#### SHORT EXERCISE:
Only the lines from the line containing "Output the Python" to the line containing "ax = fig.add_axes([0.0693, 0.3698, 0.9205, 0.5274])", with both of those lines, are to be repeated exactly. Leave the images out.

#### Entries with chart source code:
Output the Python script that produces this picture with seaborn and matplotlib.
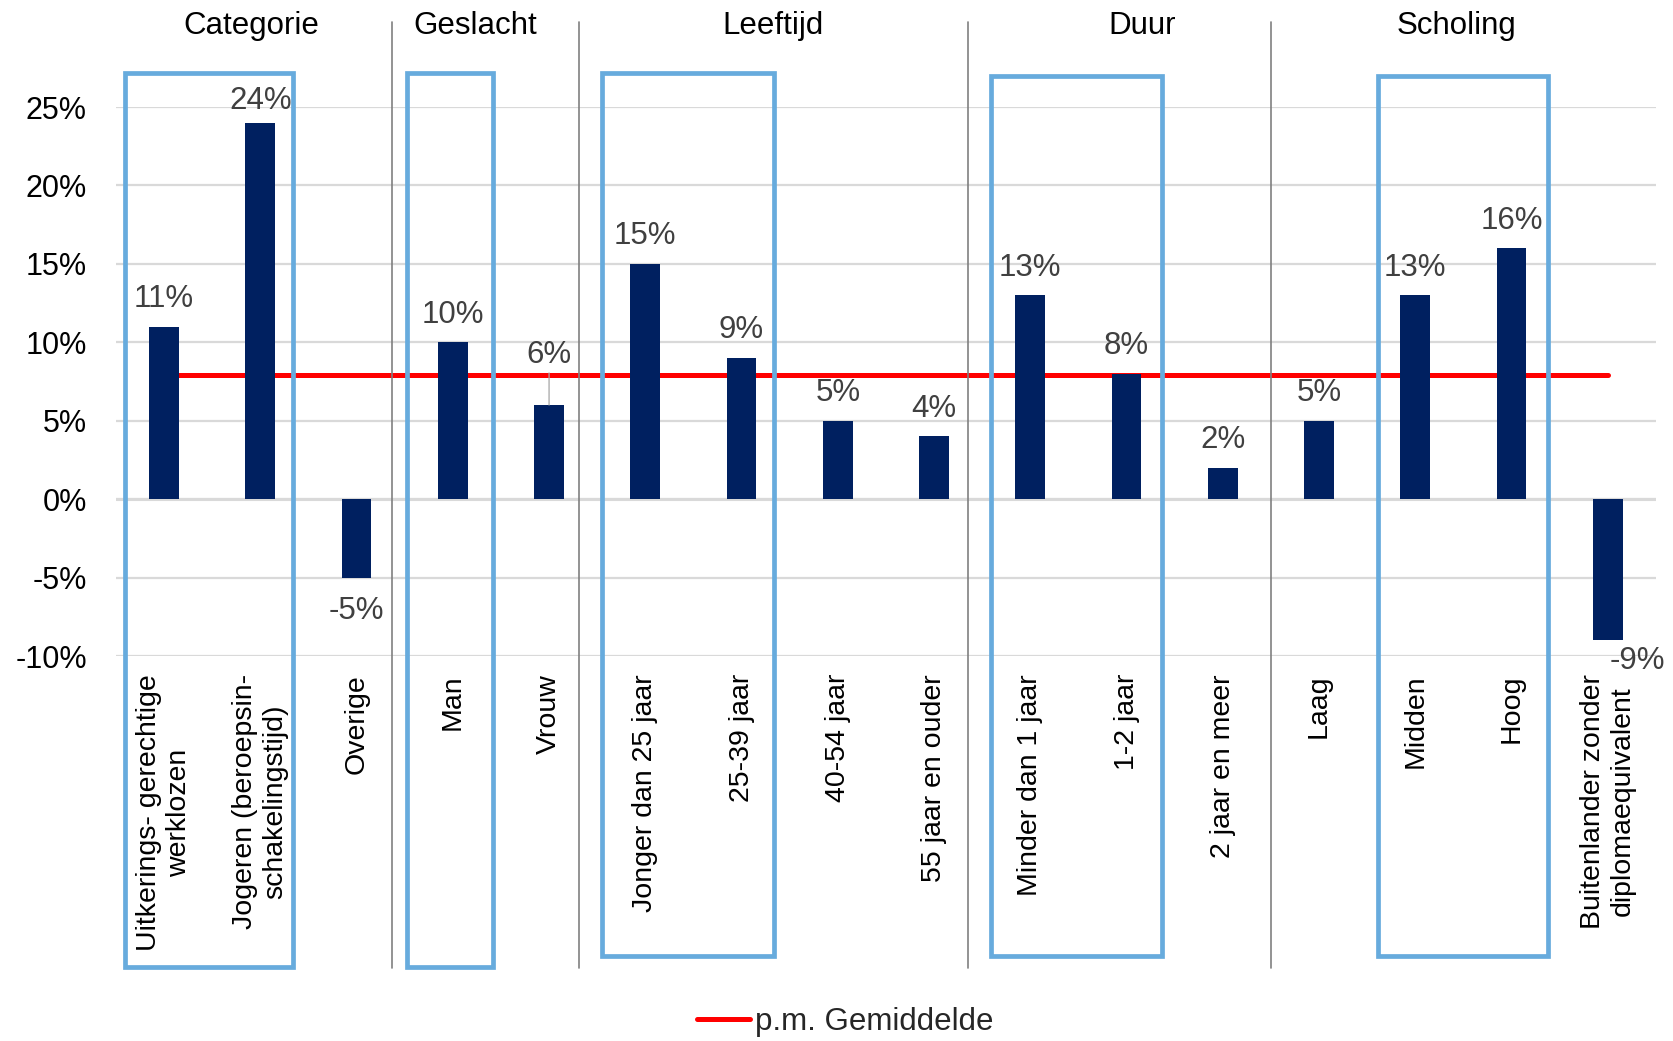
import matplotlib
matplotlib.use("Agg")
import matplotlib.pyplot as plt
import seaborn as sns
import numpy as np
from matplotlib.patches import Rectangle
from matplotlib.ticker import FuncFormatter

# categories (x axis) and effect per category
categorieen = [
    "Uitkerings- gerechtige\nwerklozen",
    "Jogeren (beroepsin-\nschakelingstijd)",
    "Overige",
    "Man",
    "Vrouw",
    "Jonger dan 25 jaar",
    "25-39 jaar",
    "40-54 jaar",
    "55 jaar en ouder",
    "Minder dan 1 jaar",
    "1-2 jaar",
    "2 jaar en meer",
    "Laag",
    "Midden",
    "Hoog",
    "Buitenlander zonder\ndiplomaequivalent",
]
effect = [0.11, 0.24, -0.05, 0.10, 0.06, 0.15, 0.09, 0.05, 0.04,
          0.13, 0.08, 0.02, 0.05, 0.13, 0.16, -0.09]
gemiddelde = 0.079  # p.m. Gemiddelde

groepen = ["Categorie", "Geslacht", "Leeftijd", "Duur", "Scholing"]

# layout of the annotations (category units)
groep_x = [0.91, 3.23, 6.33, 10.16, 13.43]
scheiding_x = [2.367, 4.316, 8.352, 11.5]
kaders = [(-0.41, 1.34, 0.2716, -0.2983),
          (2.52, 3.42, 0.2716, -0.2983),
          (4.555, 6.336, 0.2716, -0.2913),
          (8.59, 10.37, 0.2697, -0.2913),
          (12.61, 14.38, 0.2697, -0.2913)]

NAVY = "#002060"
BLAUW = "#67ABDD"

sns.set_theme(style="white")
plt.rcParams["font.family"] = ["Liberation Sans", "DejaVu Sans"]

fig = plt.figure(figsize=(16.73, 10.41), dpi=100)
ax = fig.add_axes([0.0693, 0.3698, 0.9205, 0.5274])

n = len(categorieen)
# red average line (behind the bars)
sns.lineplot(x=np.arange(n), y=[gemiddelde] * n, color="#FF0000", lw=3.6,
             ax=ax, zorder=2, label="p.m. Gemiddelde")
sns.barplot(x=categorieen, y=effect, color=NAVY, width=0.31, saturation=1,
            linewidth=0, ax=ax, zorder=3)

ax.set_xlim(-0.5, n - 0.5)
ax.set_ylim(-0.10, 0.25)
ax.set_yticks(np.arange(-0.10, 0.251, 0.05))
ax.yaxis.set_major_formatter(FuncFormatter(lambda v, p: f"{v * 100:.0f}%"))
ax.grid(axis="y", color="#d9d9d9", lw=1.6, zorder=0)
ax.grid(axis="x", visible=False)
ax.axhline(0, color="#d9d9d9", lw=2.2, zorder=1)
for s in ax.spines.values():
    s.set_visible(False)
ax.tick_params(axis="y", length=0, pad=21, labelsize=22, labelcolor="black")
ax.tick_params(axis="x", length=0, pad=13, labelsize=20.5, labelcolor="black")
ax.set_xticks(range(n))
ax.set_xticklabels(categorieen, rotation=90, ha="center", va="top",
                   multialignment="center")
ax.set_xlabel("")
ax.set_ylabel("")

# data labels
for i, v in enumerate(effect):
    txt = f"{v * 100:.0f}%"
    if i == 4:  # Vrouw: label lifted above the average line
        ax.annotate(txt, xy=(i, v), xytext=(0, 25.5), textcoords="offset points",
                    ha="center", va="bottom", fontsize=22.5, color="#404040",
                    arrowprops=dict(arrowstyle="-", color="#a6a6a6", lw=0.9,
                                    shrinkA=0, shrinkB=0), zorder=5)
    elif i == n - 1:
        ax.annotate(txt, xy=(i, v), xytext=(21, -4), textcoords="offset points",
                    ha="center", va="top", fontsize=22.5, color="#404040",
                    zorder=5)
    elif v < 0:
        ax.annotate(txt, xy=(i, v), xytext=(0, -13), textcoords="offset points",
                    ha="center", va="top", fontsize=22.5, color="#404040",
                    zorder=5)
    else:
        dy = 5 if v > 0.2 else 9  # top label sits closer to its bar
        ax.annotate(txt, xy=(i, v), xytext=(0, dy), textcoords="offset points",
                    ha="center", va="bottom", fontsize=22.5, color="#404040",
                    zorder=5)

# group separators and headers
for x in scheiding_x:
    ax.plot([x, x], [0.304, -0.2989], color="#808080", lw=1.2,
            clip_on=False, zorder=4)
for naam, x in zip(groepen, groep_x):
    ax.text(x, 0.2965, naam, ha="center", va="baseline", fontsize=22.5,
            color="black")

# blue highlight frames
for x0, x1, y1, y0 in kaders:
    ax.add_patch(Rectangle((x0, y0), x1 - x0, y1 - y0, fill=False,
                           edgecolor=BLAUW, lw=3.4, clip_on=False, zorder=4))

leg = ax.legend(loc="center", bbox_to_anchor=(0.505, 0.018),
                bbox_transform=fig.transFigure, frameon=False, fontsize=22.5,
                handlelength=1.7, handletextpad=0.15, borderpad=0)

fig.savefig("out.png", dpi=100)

==

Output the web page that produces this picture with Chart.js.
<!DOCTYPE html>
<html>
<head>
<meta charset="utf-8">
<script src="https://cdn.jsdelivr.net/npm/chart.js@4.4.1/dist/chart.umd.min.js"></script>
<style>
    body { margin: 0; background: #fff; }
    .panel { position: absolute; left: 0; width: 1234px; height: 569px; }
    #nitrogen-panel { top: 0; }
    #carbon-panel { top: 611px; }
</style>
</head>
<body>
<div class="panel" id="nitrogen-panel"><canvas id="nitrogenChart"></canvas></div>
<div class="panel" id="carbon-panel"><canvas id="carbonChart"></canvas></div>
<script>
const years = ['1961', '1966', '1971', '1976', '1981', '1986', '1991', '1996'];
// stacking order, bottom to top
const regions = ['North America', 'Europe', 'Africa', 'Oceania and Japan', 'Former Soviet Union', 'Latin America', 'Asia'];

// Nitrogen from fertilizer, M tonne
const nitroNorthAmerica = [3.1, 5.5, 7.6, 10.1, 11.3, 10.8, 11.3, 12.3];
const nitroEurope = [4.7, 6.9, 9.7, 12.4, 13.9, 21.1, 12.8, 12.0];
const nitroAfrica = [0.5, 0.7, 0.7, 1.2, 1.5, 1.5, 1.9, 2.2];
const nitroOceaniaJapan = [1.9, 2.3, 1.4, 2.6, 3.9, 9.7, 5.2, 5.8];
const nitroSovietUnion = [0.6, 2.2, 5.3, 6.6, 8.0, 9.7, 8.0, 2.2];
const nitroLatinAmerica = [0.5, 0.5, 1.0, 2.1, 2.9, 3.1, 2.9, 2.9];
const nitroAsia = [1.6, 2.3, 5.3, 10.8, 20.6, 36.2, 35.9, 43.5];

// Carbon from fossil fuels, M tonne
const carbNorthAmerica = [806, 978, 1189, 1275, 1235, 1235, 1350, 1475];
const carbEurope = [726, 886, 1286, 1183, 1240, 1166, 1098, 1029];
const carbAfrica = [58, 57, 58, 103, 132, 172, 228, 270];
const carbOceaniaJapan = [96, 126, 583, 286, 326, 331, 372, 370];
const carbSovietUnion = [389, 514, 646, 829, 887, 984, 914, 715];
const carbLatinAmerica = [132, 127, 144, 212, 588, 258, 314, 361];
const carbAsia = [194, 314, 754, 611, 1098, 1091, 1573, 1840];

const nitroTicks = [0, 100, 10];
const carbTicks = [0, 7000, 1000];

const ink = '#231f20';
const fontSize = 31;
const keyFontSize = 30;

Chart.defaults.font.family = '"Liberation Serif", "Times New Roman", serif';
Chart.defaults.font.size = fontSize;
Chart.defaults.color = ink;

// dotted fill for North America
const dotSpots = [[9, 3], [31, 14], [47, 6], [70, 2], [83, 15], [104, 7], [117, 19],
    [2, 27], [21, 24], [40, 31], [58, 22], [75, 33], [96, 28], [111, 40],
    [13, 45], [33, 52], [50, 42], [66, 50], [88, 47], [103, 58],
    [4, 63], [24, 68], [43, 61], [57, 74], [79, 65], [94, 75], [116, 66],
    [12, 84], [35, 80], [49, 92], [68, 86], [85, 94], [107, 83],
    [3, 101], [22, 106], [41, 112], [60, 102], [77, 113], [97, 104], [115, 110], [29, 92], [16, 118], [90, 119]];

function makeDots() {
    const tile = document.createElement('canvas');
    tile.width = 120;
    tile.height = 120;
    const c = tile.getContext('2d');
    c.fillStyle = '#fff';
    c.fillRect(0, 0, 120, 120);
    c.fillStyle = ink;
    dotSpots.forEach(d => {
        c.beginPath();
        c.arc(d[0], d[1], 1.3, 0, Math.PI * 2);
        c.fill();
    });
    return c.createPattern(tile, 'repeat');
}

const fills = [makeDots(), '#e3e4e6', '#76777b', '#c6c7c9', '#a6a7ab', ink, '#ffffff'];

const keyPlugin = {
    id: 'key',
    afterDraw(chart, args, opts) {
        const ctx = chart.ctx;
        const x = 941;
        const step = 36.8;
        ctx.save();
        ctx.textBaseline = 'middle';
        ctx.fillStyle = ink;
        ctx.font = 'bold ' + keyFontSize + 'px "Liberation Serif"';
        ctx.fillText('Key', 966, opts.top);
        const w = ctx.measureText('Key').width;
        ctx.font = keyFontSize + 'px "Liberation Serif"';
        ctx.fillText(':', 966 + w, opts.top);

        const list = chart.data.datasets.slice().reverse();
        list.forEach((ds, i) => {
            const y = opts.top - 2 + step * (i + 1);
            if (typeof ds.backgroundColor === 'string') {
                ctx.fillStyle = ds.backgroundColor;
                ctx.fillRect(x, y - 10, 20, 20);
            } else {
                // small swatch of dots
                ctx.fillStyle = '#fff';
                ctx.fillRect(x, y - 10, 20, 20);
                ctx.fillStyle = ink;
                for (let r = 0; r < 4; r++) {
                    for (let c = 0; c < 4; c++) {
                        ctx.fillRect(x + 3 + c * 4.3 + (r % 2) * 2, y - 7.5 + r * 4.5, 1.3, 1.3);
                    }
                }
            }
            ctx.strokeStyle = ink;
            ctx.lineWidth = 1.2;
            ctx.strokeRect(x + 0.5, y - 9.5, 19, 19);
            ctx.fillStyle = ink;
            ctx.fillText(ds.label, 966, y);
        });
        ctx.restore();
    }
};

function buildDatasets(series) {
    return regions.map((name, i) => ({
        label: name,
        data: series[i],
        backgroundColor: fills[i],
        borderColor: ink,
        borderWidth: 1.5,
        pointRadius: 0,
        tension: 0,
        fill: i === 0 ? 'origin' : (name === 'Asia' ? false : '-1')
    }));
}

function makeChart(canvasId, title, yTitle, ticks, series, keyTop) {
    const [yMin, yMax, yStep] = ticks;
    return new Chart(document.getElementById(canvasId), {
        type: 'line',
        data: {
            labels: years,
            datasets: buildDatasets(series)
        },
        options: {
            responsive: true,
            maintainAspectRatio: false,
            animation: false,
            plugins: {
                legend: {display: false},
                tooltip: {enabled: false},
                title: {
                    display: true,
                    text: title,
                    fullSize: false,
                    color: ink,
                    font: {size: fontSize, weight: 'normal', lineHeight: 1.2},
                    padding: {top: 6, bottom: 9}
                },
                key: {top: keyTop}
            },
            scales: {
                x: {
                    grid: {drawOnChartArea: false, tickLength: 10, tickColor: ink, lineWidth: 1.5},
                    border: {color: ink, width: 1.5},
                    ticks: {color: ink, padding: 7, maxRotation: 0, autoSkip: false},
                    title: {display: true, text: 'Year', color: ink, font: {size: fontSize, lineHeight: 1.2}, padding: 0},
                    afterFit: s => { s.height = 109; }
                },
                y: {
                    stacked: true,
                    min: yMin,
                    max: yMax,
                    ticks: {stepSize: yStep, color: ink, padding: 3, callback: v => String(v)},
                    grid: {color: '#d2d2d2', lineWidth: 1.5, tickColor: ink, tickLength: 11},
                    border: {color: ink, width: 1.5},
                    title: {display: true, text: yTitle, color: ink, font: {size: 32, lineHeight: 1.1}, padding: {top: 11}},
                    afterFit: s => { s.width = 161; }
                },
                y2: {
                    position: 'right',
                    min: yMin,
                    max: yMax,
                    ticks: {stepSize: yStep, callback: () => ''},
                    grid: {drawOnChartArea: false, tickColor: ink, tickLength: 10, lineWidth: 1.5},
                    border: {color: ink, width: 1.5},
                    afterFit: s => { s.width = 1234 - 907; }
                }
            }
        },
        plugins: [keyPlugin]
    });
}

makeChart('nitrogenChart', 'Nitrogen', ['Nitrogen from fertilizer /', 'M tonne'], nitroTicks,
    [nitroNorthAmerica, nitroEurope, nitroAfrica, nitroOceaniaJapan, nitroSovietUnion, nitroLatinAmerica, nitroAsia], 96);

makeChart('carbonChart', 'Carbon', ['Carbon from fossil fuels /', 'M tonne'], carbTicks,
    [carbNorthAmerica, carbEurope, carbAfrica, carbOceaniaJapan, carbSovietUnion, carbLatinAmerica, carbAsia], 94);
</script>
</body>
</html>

#### RESULT:
Output the Python script that produces this picture with seaborn and matplotlib.
import matplotlib
matplotlib.use("Agg")
import matplotlib.pyplot as plt
import seaborn as sns
import numpy as np
from matplotlib.patches import Rectangle
from matplotlib.ticker import FuncFormatter

# categories (x axis) and effect per category
categorieen = [
    "Uitkerings- gerechtige\nwerklozen",
    "Jogeren (beroepsin-\nschakelingstijd)",
    "Overige",
    "Man",
    "Vrouw",
    "Jonger dan 25 jaar",
    "25-39 jaar",
    "40-54 jaar",
    "55 jaar en ouder",
    "Minder dan 1 jaar",
    "1-2 jaar",
    "2 jaar en meer",
    "Laag",
    "Midden",
    "Hoog",
    "Buitenlander zonder\ndiplomaequivalent",
]
effect = [0.11, 0.24, -0.05, 0.10, 0.06, 0.15, 0.09, 0.05, 0.04,
          0.13, 0.08, 0.02, 0.05, 0.13, 0.16, -0.09]
gemiddelde = 0.079  # p.m. Gemiddelde

groepen = ["Categorie", "Geslacht", "Leeftijd", "Duur", "Scholing"]

# layout of the annotations (category units)
groep_x = [0.91, 3.23, 6.33, 10.16, 13.43]
scheiding_x = [2.367, 4.316, 8.352, 11.5]
kaders = [(-0.41, 1.34, 0.2716, -0.2983),
          (2.52, 3.42, 0.2716, -0.2983),
          (4.555, 6.336, 0.2716, -0.2913),
          (8.59, 10.37, 0.2697, -0.2913),
          (12.61, 14.38, 0.2697, -0.2913)]

NAVY = "#002060"
BLAUW = "#67ABDD"

sns.set_theme(style="white")
plt.rcParams["font.family"] = ["Liberation Sans", "DejaVu Sans"]

fig = plt.figure(figsize=(16.73, 10.41), dpi=100)
ax = fig.add_axes([0.0693, 0.3698, 0.9205, 0.5274])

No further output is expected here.